PAKAR hukum tata negara, Umbu Rauta menanggapi isu rangkap jabatan wakil menteri (wamen) yang merangkap sebagai komisaris di badan usaha milik negara (BUMN).
Menurutnya, persoalan ini tidak bisa dipandang sepele karena berkaitan langsung dengan ketaatan terhadap konstitusi dan prinsip negara hukum.
"Ini tidak sekadar bentuk pengingkaran terhadap prinsip check and balances antara lembaga negara, tetapi juga pelanggaran terhadap sumpah dan janji jabatan pejabat yang bersedia menjalankan undang-undang dan UUD 1945," kata Umbu Rauta saat dihubungi, Rabu (17/9).

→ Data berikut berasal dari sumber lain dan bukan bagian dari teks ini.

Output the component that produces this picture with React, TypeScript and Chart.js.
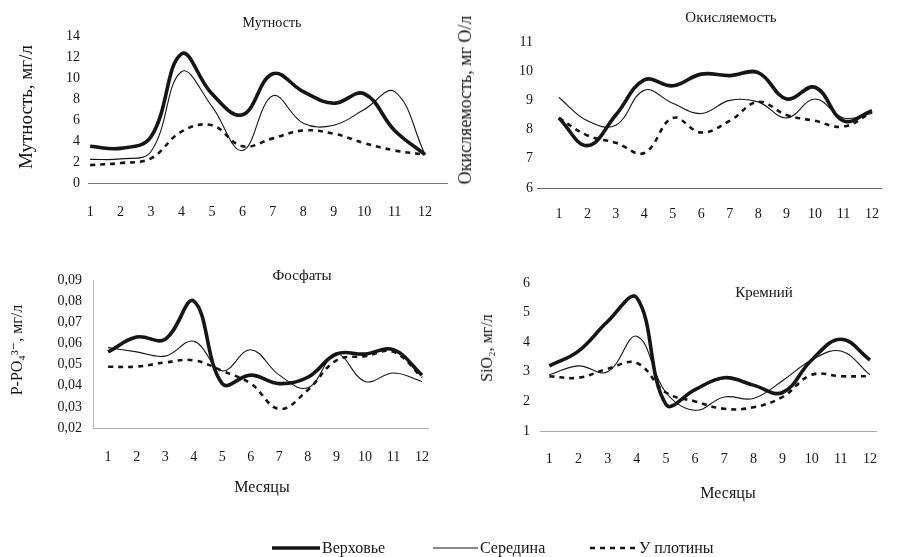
import React, { useEffect, useRef } from "react";
import { Chart, registerables } from "chart.js";
Chart.register(...registerables);

const months = [1, 2, 3, 4, 5, 6, 7, 8, 9, 10, 11, 12];

const turbidityUpper = [3.5, 3.3, 4.4, 12.3, 8.5, 6.5, 10.4, 8.7, 7.6, 8.5, 5.0, 2.7];
const turbidityMiddle = [2.25, 2.3, 3.0, 10.6, 7.3, 3.1, 8.3, 5.7, 5.5, 7.0, 8.7, 2.7];
const turbidityDam = [1.7, 1.9, 2.35, 4.9, 5.5, 3.5, 4.25, 5.0, 4.7, 3.8, 3.1, 2.7];

const oxidUpper = [8.4, 7.45, 8.5, 9.7, 9.5, 9.9, 9.85, 9.95, 9.05, 9.45, 8.3, 8.65];
const oxidMiddle = [9.1, 8.3, 8.15, 9.35, 8.9, 8.55, 9.0, 8.95, 8.4, 9.05, 8.4, 8.55];
const oxidDam = [8.4, 7.8, 7.55, 7.2, 8.4, 7.9, 8.3, 8.95, 8.5, 8.3, 8.1, 8.6];

const phosUpper = [0.056, 0.063, 0.062, 0.08, 0.041, 0.045, 0.041, 0.044, 0.055, 0.055, 0.057, 0.045];
const phosMiddle = [0.058, 0.056, 0.054, 0.061, 0.047, 0.057, 0.045, 0.039, 0.055, 0.042, 0.046, 0.042];
const phosDam = [0.049, 0.049, 0.051, 0.052, 0.047, 0.041, 0.029, 0.038, 0.052, 0.054, 0.056, 0.044];

const silUpper = [3.2, 3.7, 4.7, 5.5, 1.9, 2.4, 2.8, 2.55, 2.3, 3.4, 4.1, 3.4];
const silMiddle = [2.9, 3.2, 3.0, 4.2, 2.3, 1.7, 2.15, 2.1, 2.7, 3.4, 3.7, 2.9];
const silDam = [2.85, 2.8, 3.1, 3.3, 2.3, 2.0, 1.75, 1.8, 2.15, 2.9, 2.85, 2.85];

const seriesNames = ["Верховье", "Середина", "У плотины"];

const W = 897;
const H = 557;
const Y_W = 40;
const X_H = 40;
const SERIF = '"Liberation Serif", "Times New Roman", "DejaVu Serif", serif';
const INK = "#151515";

type Spec = {
  upper: number[];
  middle: number[];
  dam: number[];
  area: { left: number; right: number; top: number; bottom: number };
  xMin: number;
  xMax: number;
  yMin: number;
  yMax: number;
  yStep: number;
  yDecimals: number;
  yPad: number;
  xPad: number;
  xBorder: { color: string; dash: number[] };
  yBorder: null | { color: string; dash: number[] };
};

const specs: Spec[] = [
  {
    upper: turbidityUpper, middle: turbidityMiddle, dam: turbidityDam,
    area: { left: 88, right: 447, top: 36, bottom: 183 },
    xMin: 0.93, xMax: 12.72, yMin: 0, yMax: 14, yStep: 2, yDecimals: 0,
    yPad: 8, xPad: 21,
    xBorder: { color: "#777", dash: [] }, yBorder: null,
  },
  {
    upper: oxidUpper, middle: oxidMiddle, dam: oxidDam,
    area: { left: 537, right: 897, top: 42, bottom: 188 },
    xMin: 0.23, xMax: 12.34, yMin: 6, yMax: 11, yStep: 1, yDecimals: 0,
    yPad: 4, xPad: 18,
    xBorder: { color: "#666", dash: [] }, yBorder: null,
  },
  {
    upper: phosUpper, middle: phosMiddle, dam: phosDam,
    area: { left: 93, right: 428, top: 280, bottom: 428 },
    xMin: 0.47, xMax: 12.21, yMin: 0.02, yMax: 0.09, yStep: 0.01, yDecimals: 2,
    yPad: 11, xPad: 21,
    xBorder: { color: "#aaa", dash: [2, 7] }, yBorder: { color: "#bbb", dash: [1, 2] },
  },
  {
    upper: silUpper, middle: silMiddle, dam: silDam,
    area: { left: 540, right: 897, top: 283, bottom: 431 },
    xMin: 0.68, xMax: 12.23, yMin: 1, yMax: 6, yStep: 1, yDecimals: 0,
    yPad: 10, xPad: 20,
    xBorder: { color: "#aaa", dash: [2, 9] }, yBorder: null,
  },
];

function pts(arr: number[]) {
  return months.map((m, i) => ({ x: m, y: arr[i] }));
}

function buildConfig(s: Spec): any {
  const tickFont = { family: SERIF, size: 14 };
  return {
    type: "line",
    data: {
      datasets: [
        { label: seriesNames[0], data: pts(s.upper), borderColor: INK, borderWidth: 3.6, tension: 0.4, pointRadius: 0, fill: false },
        { label: seriesNames[1], data: pts(s.middle), borderColor: INK, borderWidth: 1.1, tension: 0.4, pointRadius: 0, fill: false },
        { label: seriesNames[2], data: pts(s.dam), borderColor: INK, borderWidth: 2.6, borderDash: [5, 5], tension: 0.4, pointRadius: 0, fill: false },
      ],
    },
    options: {
      animation: false,
      responsive: false,
      maintainAspectRatio: false,
      devicePixelRatio: 1,
      events: [],
      layout: {
        padding: {
          left: s.area.left - Y_W,
          right: W - s.area.right,
          top: s.area.top,
          bottom: H - s.area.bottom - X_H,
        },
      },
      plugins: { legend: { display: false }, title: { display: false }, tooltip: { enabled: false } },
      scales: {
        x: {
          type: "linear",
          min: s.xMin,
          max: s.xMax,
          afterBuildTicks: (sc: any) => { sc.ticks = months.map((v) => ({ value: v })); },
          afterFit: (sc: any) => { sc.height = X_H; },
          grid: { display: false, drawTicks: false, tickLength: 0 },
          border: { display: true, color: s.xBorder.color, width: 1, dash: s.xBorder.dash },
          ticks: { font: tickFont, color: INK, padding: s.xPad, autoSkip: false, maxRotation: 0, callback: (v: any) => String(v) },
        },
        y: {
          type: "linear",
          min: s.yMin,
          max: s.yMax,
          afterFit: (sc: any) => { sc.width = Y_W; },
          grid: { display: false, drawTicks: false, tickLength: 0 },
          border: s.yBorder
            ? { display: true, color: s.yBorder.color, width: 1, dash: s.yBorder.dash }
            : { display: false },
          ticks: {
            stepSize: s.yStep,
            font: tickFont,
            color: INK,
            padding: s.yPad,
            callback: (v: any) => Number(v).toFixed(s.yDecimals).replace(".", ","),
          },
        },
      },
    },
  };
}

function ChartLayer({ spec }: { spec: Spec }) {
  const ref = useRef<HTMLCanvasElement | null>(null);
  useEffect(() => {
    if (!ref.current) return;
    const chart = new Chart(ref.current, buildConfig(spec));
    return () => chart.destroy();
  }, [spec]);
  return (
    <canvas
      ref={ref}
      width={W}
      height={H}
      style={{ position: "absolute", left: 0, top: 0, width: W, height: H }}
    />
  );
}

type Label = { text: React.ReactNode; x: number; y: number; size: number; rotate?: boolean };

const labels: Label[] = [
  { text: "Мутность", x: 272, y: 23, size: 14 },
  { text: "Окисляемость", x: 731, y: 17, size: 15 },
  { text: "Фосфаты", x: 302, y: 275, size: 15 },
  { text: "Кремний", x: 764, y: 292, size: 15 },
  { text: "Мутность, мг/л", x: 25, y: 107, size: 19, rotate: true },
  { text: "Окисляемость, мг О/л", x: 465, y: 100, size: 18, rotate: true },
  { text: "P-PO₄³⁻, мг/л", x: 17, y: 350, size: 16, rotate: true },
  { text: "SiO₂, мг/л", x: 487, y: 348, size: 16, rotate: true },
  { text: "Месяцы", x: 262, y: 487, size: 16 },
  { text: "Месяцы", x: 728, y: 493, size: 16 },
];

function Legend() {
  const items = [
    { name: seriesNames[0], x1: 272, x2: 320, width: 3.6, dash: "" },
    { name: seriesNames[1], x1: 433, x2: 478, width: 1.1, dash: "" },
    { name: seriesNames[2], x1: 590, x2: 637, width: 2.6, dash: "5 5" },
  ];
  const y = 548;
  return (
    <>
      {items.map((it, i) => (
        <React.Fragment key={i}>
          <svg
            width={it.x2 - it.x1}
            height={8}
            style={{ position: "absolute", left: it.x1, top: y - 4 }}
          >
            <line x1={0} y1={4} x2={it.x2 - it.x1} y2={4} stroke={INK} strokeWidth={it.width} strokeDasharray={it.dash || undefined} />
          </svg>
          <div
            style={{
              position: "absolute",
              left: it.x2 + 2,
              top: y,
              transform: "translateY(-50%)",
              fontFamily: SERIF,
              fontSize: 16,
              color: INK,
              whiteSpace: "nowrap",
              lineHeight: 1,
            }}
          >
            {it.name}
          </div>
        </React.Fragment>
      ))}
    </>
  );
}

export default function App() {
  return (
    <div style={{ position: "absolute", left: 0, top: 0, width: W, height: H, background: "#fff", overflow: "hidden" }}>
      {specs.map((s, i) => (
        <ChartLayer key={i} spec={s} />
      ))}
      {labels.map((l, i) => (
        <div
          key={i}
          style={{
            position: "absolute",
            left: l.x,
            top: l.y,
            transform: l.rotate ? "translate(-50%, -50%) rotate(-90deg)" : "translate(-50%, -50%)",
            fontFamily: SERIF,
            fontSize: l.size,
            color: INK,
            whiteSpace: "nowrap",
            lineHeight: 1,
          }}
        >
          {l.text}
        </div>
      ))}
      <Legend />
    </div>
  );
}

Ia menambahkan, publik tentu berharap agar lembaga negara memberikan contoh yang positif dalam mewujudkan Indonesia sebagai negara hukum yang berdaulat rakyat. Namun dalam kondisi seperti ini, peran pengawasan seharusnya dijalankan oleh Dewan Perwakilan Rakyat (DPR).
"Oleh karenanya, DPR harus mampu menjamin independensinya dengan presiden agar dapat menjaga objektivitas dalam bertindak," ujarnya.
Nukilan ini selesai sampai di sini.